Mais quelque part dans mon subconscient, quelques neurones spécialisés me gardent intact le souvenir de ces enchantements olfactifs animaux, qui ont bercé mes vertes années et mes débuts professionnels.
Nous allons nous quitter sur un rappel indispensable pour le professionnel des odeurs naturelles que je suis. Je ne vous ai parlé que de notes, qui vous sont directement accessibles dans votre vie de tous les jours. Mais sachez que vous n’avez malheureusement pas accès facilement à la grande noblesse olfactive que sont les absolues florales.

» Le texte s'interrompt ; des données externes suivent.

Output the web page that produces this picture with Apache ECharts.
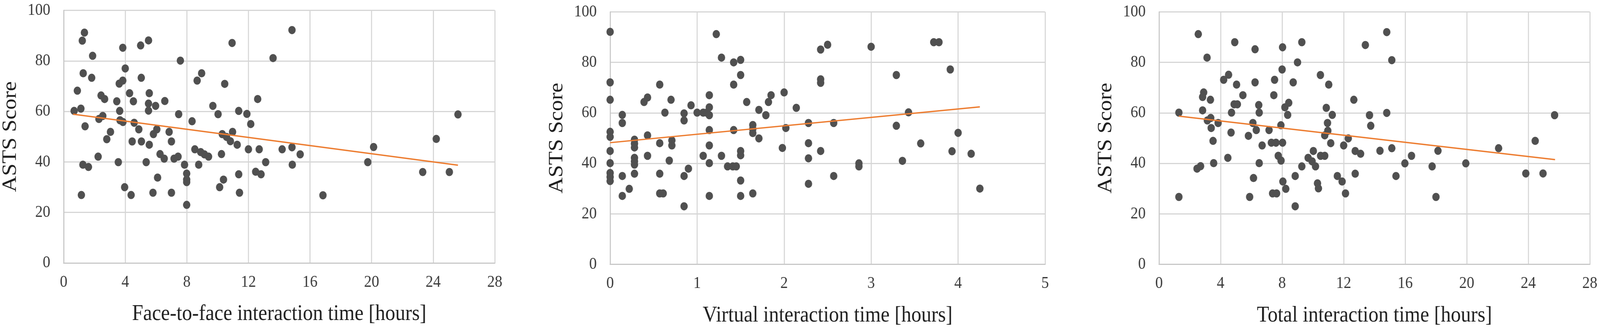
<!DOCTYPE html>
<html>
<head>
<meta charset="utf-8">
<script src="https://cdn.jsdelivr.net/npm/echarts@6/dist/echarts.min.js"></script>
<style>
html,body{margin:0;padding:0;background:#fff;overflow:hidden;}
#chart{width:4550px;height:842px;transform-origin:0 0;}
</style>
</head>
<body>
<div id="chart"></div>
<script>
// Panel 1: Face-to-face interaction time [hours] vs ASTS Score
const f2fPoints = [
[1.35,91.2],[1.21,88.0],[1.88,82.0],[3.84,85.2],[5.0,86.1],[5.51,88.1],[7.58,80.1],[10.94,87.1],[14.83,92.2],[13.6,81.1],
[1.27,75.1],[1.82,73.3],[4.0,77.0],[3.61,71.0],[3.84,72.2],[5.04,73.3],[0.89,68.2],[2.43,66.3],[2.66,64.9],[3.45,64.0],
[4.28,67.2],[4.53,64.0],[5.56,67.2],[5.51,63.1],[5.51,60.3],[5.97,62.2],[6.57,64.1],[8.67,72.2],[8.96,75.1],[10.46,70.9],
[12.6,64.9],[9.69,62.2],[10.03,58.9],[11.37,60.2],[11.9,59.0],[12.15,55.0],[0.68,60.2],[1.12,61.1],[3.64,60.2],[2.29,57.0],
[2.54,58.2],[1.39,54.1],[3.66,56.5],[3.85,55.8],[4.58,55.5],[4.88,52.9],[7.47,58.9],[8.34,56.1],[3.04,51.9],[2.8,49.0],
[4.45,48.1],[5.05,48.1],[5.56,46.8],[5.83,51.0],[6.05,52.9],[6.85,51.9],[7.0,48.1],[10.3,51.0],[10.58,49.9],[10.97,51.9],
[10.83,48.2],[11.27,46.8],[12.0,45.0],[12.7,45.0],[14.19,45.0],[14.83,45.8],[2.24,42.1],[3.55,39.9],[5.36,39.9],[6.26,43.1],
[6.53,41.3],[7.17,41.3],[7.43,42.1],[8.52,45.0],[8.9,43.9],[9.14,43.0],[9.41,42.1],[10.25,43.1],[7.85,38.9],[8.77,38.9],
[1.25,38.9],[1.61,38.0],[13.12,39.9],[12.47,36.1],[12.82,35.1],[11.37,35.1],[14.85,38.9],[15.36,43.0],[6.1,33.8],[7.99,35.4],
[7.99,33.0],[7.99,32.0],[10.38,33.0],[10.13,30.0],[3.96,30.0],[1.15,26.9],[4.38,26.9],[5.8,27.8],[7.0,27.8],[11.42,27.8],
[7.99,23.0],[16.84,26.8],[19.75,39.9],[20.13,45.9],[23.32,36.0],[24.2,49.1],[25.05,36.0],[25.61,58.8]
];
const f2fTrend = [[0.61,58.9],[25.61,38.7]];

// Panel 2: Virtual interaction time [hours] vs ASTS Score
const virtPoints = [
[0,92.1],[0,72.1],[0,65.2],[0,52.5],[0,50.5],[0,44.9],[0,40.1],[0,36.2],[0,34.6],[0,33.0],
[0.14,59.2],[0.14,56.0],[0.14,35.0],[0.14,27.1],[0.22,29.9],[0.28,49.4],[0.28,47.8],[0.28,46.3],[0.28,42.2],[0.28,40.8],
[0.28,39.5],[0.28,35.9],[0.39,64.3],[0.43,66.1],[0.43,51.1],[0.43,43.0],[0.57,71.2],[0.63,60.1],[0.57,48.0],[0.57,35.9],
[0.57,28.1],[0.61,28.1],[0.70,65.2],[0.71,49.1],[0.71,47.1],[0.68,41.1],[0.85,59.8],[0.85,57.0],[0.93,63.0],[0.85,35.0],
[0.90,37.9],[0.85,23.0],[1.0,60.1],[1.07,60.1],[1.11,60.1],[1.14,67.0],[1.14,62.2],[1.14,59.1],[1.14,53.2],[1.14,47.1],
[1.07,43.0],[1.14,40.1],[1.14,27.1],[1.22,91.2],[1.28,81.9],[1.42,80.0],[1.50,81.0],[1.50,75.0],[1.42,71.2],[1.57,64.3],
[1.28,43.0],[1.35,38.8],[1.41,38.8],[1.45,38.8],[1.42,53.2],[1.50,44.9],[1.50,43.2],[1.50,33.2],[1.50,27.1],[1.64,55.2],
[1.64,53.6],[1.64,52.0],[1.64,28.1],[1.71,61.2],[1.79,59.1],[1.82,64.3],[1.85,67.0],[1.71,49.9],[2.0,68.1],[2.02,54.0],
[1.98,46.1],[2.14,62.0],[2.28,56.0],[2.28,48.0],[2.28,42.0],[2.28,31.9],[2.42,85.1],[2.50,87.0],[2.42,73.3],[2.42,71.9],
[2.42,44.9],[2.57,56.0],[2.57,35.0],[2.86,40.0],[2.86,38.8],[3.0,86.2],[3.29,75.0],[3.29,54.9],[3.43,60.2],[3.36,41.0],
[3.57,47.9],[3.72,88.0],[3.78,88.0],[3.91,77.2],[3.93,44.8],[4.0,52.1],[4.15,43.8],[4.25,30.0]
];
const virtTrend = [[0,48.2],[4.25,62.4]];

// Panel 3: Total interaction time [hours] vs ASTS Score
const totPoints = [
[1.29,60.1],[1.29,26.7],[2.55,91.2],[3.12,81.9],[2.9,68.1],[2.83,66.3],[3.34,65.2],[2.83,61.0],[3.14,57.0],[3.36,58.0],
[3.39,54.0],[3.51,48.9],[3.84,56.0],[2.47,37.9],[2.70,38.9],[3.55,40.1],[4.2,73.1],[4.52,75.1],[4.92,88.0],[5.04,71.2],
[5.45,67.0],[4.88,63.4],[5.09,63.4],[4.71,60.1],[4.68,52.2],[4.47,42.2],[6.24,85.2],[6.24,72.1],[6.48,63.1],[6.51,60.1],
[6.1,56.0],[6.32,53.2],[5.81,50.9],[6.70,47.1],[6.51,40.1],[6.14,34.2],[5.89,26.7],[8.03,86.0],[8.0,77.2],[7.51,73.1],
[7.46,67.0],[7.15,53.2],[7.92,55.1],[8.18,62.2],[8.43,64.0],[8.36,59.2],[7.3,48.2],[7.6,48.2],[8.03,48.2],[7.75,43.0],
[7.93,41.1],[8.05,32.8],[8.24,29.9],[7.38,28.1],[7.64,28.1],[8.85,23.0],[8.85,35.0],[9.28,88.0],[9.0,80.0],[8.72,72.1],
[9.28,38.8],[9.69,42.2],[9.95,40.8],[10.17,38.8],[10.03,44.9],[10.3,32.1],[10.36,30.1],[10.5,43.0],[10.77,43.0],[10.49,75.0],
[11.03,71.2],[10.87,62.0],[11.26,59.2],[10.95,56.0],[10.97,52.9],[10.77,51.1],[11.16,48.0],[11.59,35.0],[11.9,32.8],[12.12,28.1],
[12.0,47.1],[12.3,49.9],[12.66,65.2],[12.75,44.9],[12.75,35.9],[14.8,92.0],[13.41,86.9],[15.13,80.9],[13.68,59.1],[14.8,60.0],
[13.76,54.9],[13.1,43.8],[14.36,45.0],[15.13,46.0],[16.41,43.0],[15.98,40.0],[15.4,35.0],[18.13,45.0],[17.75,38.8],[18.0,26.7],
[19.94,40.0],[22.07,46.0],[23.84,36.0],[24.45,48.9],[24.96,36.0],[25.71,59.1]
];
const totTrend = [[1.29,58.7],[25.74,41.5]];

const xTitles = ['Face-to-face interaction time [hours]','Virtual interaction time [hours]','Total interaction time [hours]'];
const yTitle = 'ASTS Score';
const xRanges = [[0,28,4],[0,5,1],[0,28,4]];
const yRange = [0,100,20];

const FONT = 'Liberation Serif, Times New Roman, serif';
const W = 4550, H = 842;
const grids = [
  {left:181, top:26.5, width:1226, height:646.5},
  {left:1735, top:30.5, width:1237, height:646},
  {left:3296, top:30.5, width:1225, height:646}
];
const pointSets = [f2fPoints, virtPoints, totPoints];
const trendSets = [f2fTrend, virtTrend, totTrend];

const lineCol = '#d6d6d6';
const xAxes = [], yAxes = [], series = [];
for (let i=0;i<3;i++){
  xAxes.push({
    type:'value', gridIndex:i, min:xRanges[i][0], max:xRanges[i][1], interval:xRanges[i][2],
    name:xTitles[i], nameLocation:'middle', nameGap:103,
    nameTextStyle:{fontFamily:FONT, fontSize:57, color:'#1f1f1f'},
    axisLine:{show:true, lineStyle:{color:'#c8c8c8', width:3}},
    axisTick:{show:false},
    axisLabel:{fontFamily:FONT, fontSize:43, color:'#3a3a3a', margin:28},
    splitLine:{show:true, lineStyle:{color:lineCol, width:3}}
  });
  yAxes.push({
    type:'value', gridIndex:i, min:yRange[0], max:yRange[1], interval:yRange[2],
    name:yTitle, nameLocation:'middle', nameGap:122,
    nameTextStyle:{fontFamily:FONT, fontSize:57, color:'#1f1f1f'},
    axisLine:{show:true, lineStyle:{color:'#c8c8c8', width:3}},
    axisTick:{show:false},
    axisLabel:{fontFamily:FONT, fontSize:43, color:'#3a3a3a', margin:38},
    splitLine:{show:true, lineStyle:{color:lineCol, width:3}}
  });
  series.push({
    type:'scatter', xAxisIndex:i, yAxisIndex:i, data:pointSets[i],
    symbolSize:21, itemStyle:{color:'#505050', opacity:1}, z:2, silent:true
  });
  series.push({
    type:'line', xAxisIndex:i, yAxisIndex:i, data:trendSets[i],
    symbol:'none', lineStyle:{color:'#ED7D31', width:3.5}, z:3, silent:true
  });
}

const el = document.getElementById('chart');
function fit(){
  const sx = (window.innerWidth || W) / W;
  const sy = (window.innerHeight || H) / H;
  el.style.transform = 'scale(' + sx + ',' + sy + ')';
}
fit();
const chart = echarts.init(el, null, {renderer:'canvas', width:W, height:H});
chart.setOption({
  animation:false,
  backgroundColor:'#ffffff',
  grid:grids,
  xAxis:xAxes,
  yAxis:yAxes,
  series:series
});
window.addEventListener('resize', fit);
</script>
</body>
</html>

Les absolues sont dérivées des concrètes florales, obtenues par des extractions au moyen de solvants volatils. Le solvant, une fois évaporé par des moyens sophistiqués, laisse une pâte onctueuse très parfumée, qui porte le nom de concrète. Cette concrète, elle-même traitée par l’alcool éthylique, est rendue soluble dans ce solvant et prend alors le nom d’absolue. Celle-ci est liquide et très colorée et dégage une très puissante odeur, très concentrée du végétal traité. L’absolue jasmin est bien sûr la reine incontestée de ce métier mystérieux qu’est la parfumerie de luxe. Mais ses rivales que sont les absolues de rose, de lavande, de lichens, de ciste ou de feuilles de violette, voire de cassie ou de chèvrefeuilles lui tiennent la dragée haute et en étonneraient plus d’un d’entre vous, si je pouvais vous les faire découvrir. J’ai eu cette chance pendant trente-cinq ans de montrer la palette extraordinaire des odeurs naturelles à des visiteurs d’usine de parfumerie, qui repartaient littéralement enivrés, fascinés et ensorcelés par la richesse et la complexité des trésors olfactifs présentés.